Saper leggere la storia con lo sguardo di Dio, che non guarda l’apparenza, ma il cuore delle persone (1 Sam 16,7; Sal 147,10-11), aiuta a collaborare all’azione creatrice per far fiorire il bene là dove c’è il male, nella certezza che il Padre tutto volge al bene (Rm 8,28) e che anche le situazioni più difficili possono trasformarsi in opportunità di crescita e occasioni di ricchezza. Per questo lo sguardo dei vangeli è proteso in avanti, a quel che viene, verso un presente che resta invece precluso a chi guarda al passato («Non ricordate più le cose passate, non pensate più alle cose antiche! Ecco, io faccio una cosa nuova: proprio ora germoglia, non ve ne accorgete?», Is 43,18-19; Ap 21,5). La buona notizia di Gesù, una volta che viene accolta e diventa la bussola di riferimento della vita, aiuta il credente a saper individuare la «porta stretta» del vangelo, quella che conduce alla pienezza della vita (Mt 7,13-14). Gesù non afferma che sia difficile passare per questa porta, ma che sono pochi quelli che la vedono, sedotti dalla porta larga e spaziosa, certamente più appariscente, ma che trascina alla perdizione, alla mancata maturazione e realizzazione della propria persona.
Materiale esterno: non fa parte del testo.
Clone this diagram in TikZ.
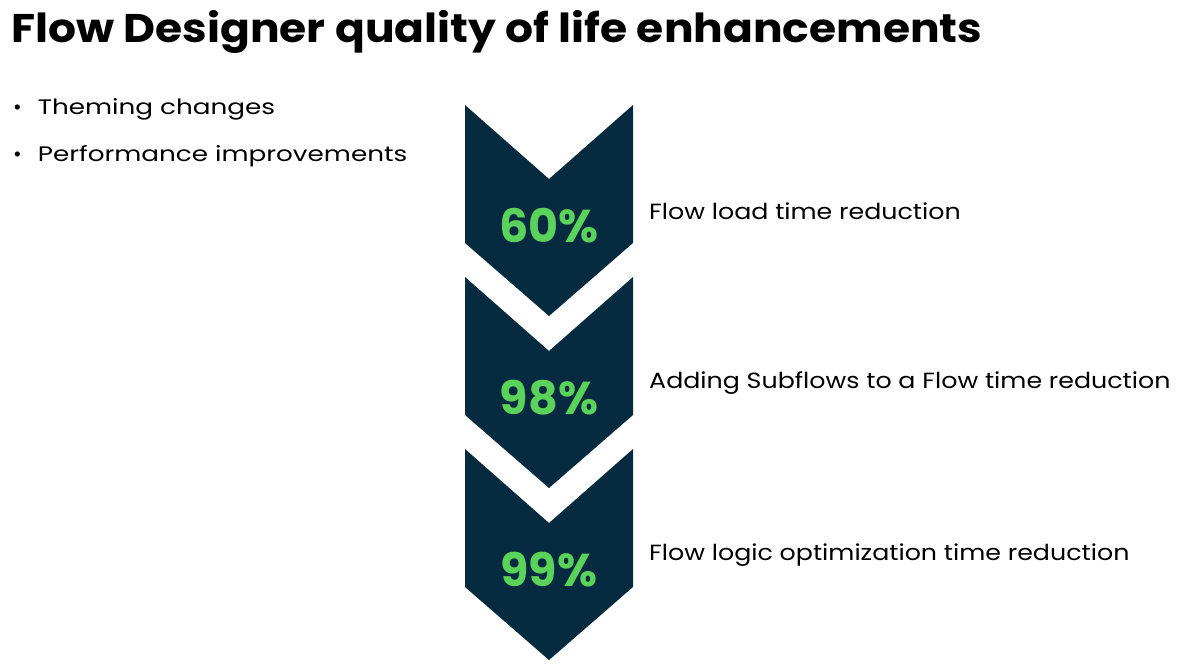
\documentclass[tikz,border=0pt]{standalone}
\usepackage{graphicx}
\usepackage{fontspec}
\setmainfont{Poppins}
\definecolor{navy}{HTML}{062B41}
\definecolor{grn}{HTML}{5BD35B}
\begin{document}
\begin{tikzpicture}[x=1pt,y=-1pt,
  chev/.style={fill=navy},
  pct/.style={text=grn,font=\fontsize{46}{48}\selectfont\bfseries},
  lbl/.style={anchor=west,font=\fontsize{22}{24}\selectfont,text=black,inner sep=0},
  bul/.style={anchor=west,font=\fontsize{21}{24}\selectfont,inner sep=0}]
\useasboundingbox (0,0) rectangle (1200,666);
\node[anchor=west,font=\fontsize{40}{44}\selectfont\bfseries,inner sep=0] (title) at (11,32) {\scalebox{1.1}[1]{Flow Designer quality of life enhancements}};
\node[bul] (b1) at (13,109) {\textbullet\hspace{16pt}\scalebox{1.25}[1]{Theming changes}};
\node[bul] (b2) at (13,156) {\textbullet\hspace{16pt}\scalebox{1.25}[1]{Performance improvements}};
\foreach \i/\p/\t in {0/60/Flow load time reduction,1/98/Adding Subflows to a Flow time reduction,2/99/Flow logic optimization time reduction}{
  \begin{scope}[yshift=-172*\i]
  \fill[chev] (465,105) -- (549,179) -- (633,105) -- (633,243) -- (549,316) -- (465,243) -- cycle;
  \node[pct] (p\i) at (549,226) {\p\%};
  \node[lbl] (l\i) at (649,211) {\scalebox{1.15}[1]{\t}};
  \end{scope}
}
\end{tikzpicture}
\end{document}
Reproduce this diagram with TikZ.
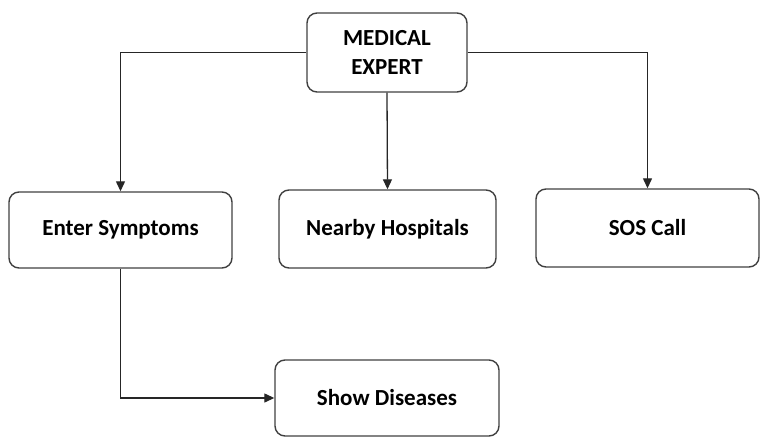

L’accoglienza e la pratica del messaggio di Gesù nella vita mettono inoltre la persona in costante sintonia con l’onda d’amore del Padre che mantiene in vita l’universo, e aiutano l’uomo a orientarsi nel suo cammino, districandosi tra i tanti inganni che il sistema di potere continuamente escogita per intrappolare e sottomettere. A mano a mano che le parole di Gesù mettono radici nel profondo dell’uomo, ne trasformano la vita, e sviluppano nel credente particolari antenne sensibili, che gli permettono di fiutare in anticipo la nefasta presenza di falsi maestri (2 Pt 2,1), lupi rapaci travestiti da agnelli (Mt 7,15), di cogliere prontamente l’inganno delle loro parole vellutate («Più untuosa del burro è la sua bocca, ma nel cuore ha la guerra; più fluide dell’olio le sue parole, ma sono pugnali sguainati», Sal 55,22) che portano mor te e distruzione. E il compito del credente – da vero profeta del Signore, non solo nella Chiesa ma nella società – è quello di essere la sentinella che avverte in anticipo del pericolo («Figlio dell’uomo, ti ho posto come sentinella per la casa d’Israele», Ez 3,17; 33,7) e così smascherare tempestivamente le lusinghe e le seduzioni dei falsi «profeti d’Israele che profetavano su Gerusalemme e vedevano per essa una visione di pace, mentre non vi era pace» (Ez 13,16).
I cattolici sono stati educati a credere che «Dio è in cielo, in terra e in ogni luogo» (Catechismo di san Pio X), ma forse non sono stati dati loro gli strumenti per sperimentare questa presenza divina nella loro vita. A che serve credere che Dio è Padre se poi non lo si sperimenta tale?
L’accoglienza del vangelo serve proprio a questo, a scoprire che c’è una presenza divina che avvolge e accompagna, segue e precede il cammino dell’uomo («Io sono con voi tutti i giorni», Mt 28,20), e che, quando viene percepita, lo fa esclamare, come lo stupito Giacobbe: «Certo, il Signore è in questo luogo e io non lo sapevo» (Gen 28,16).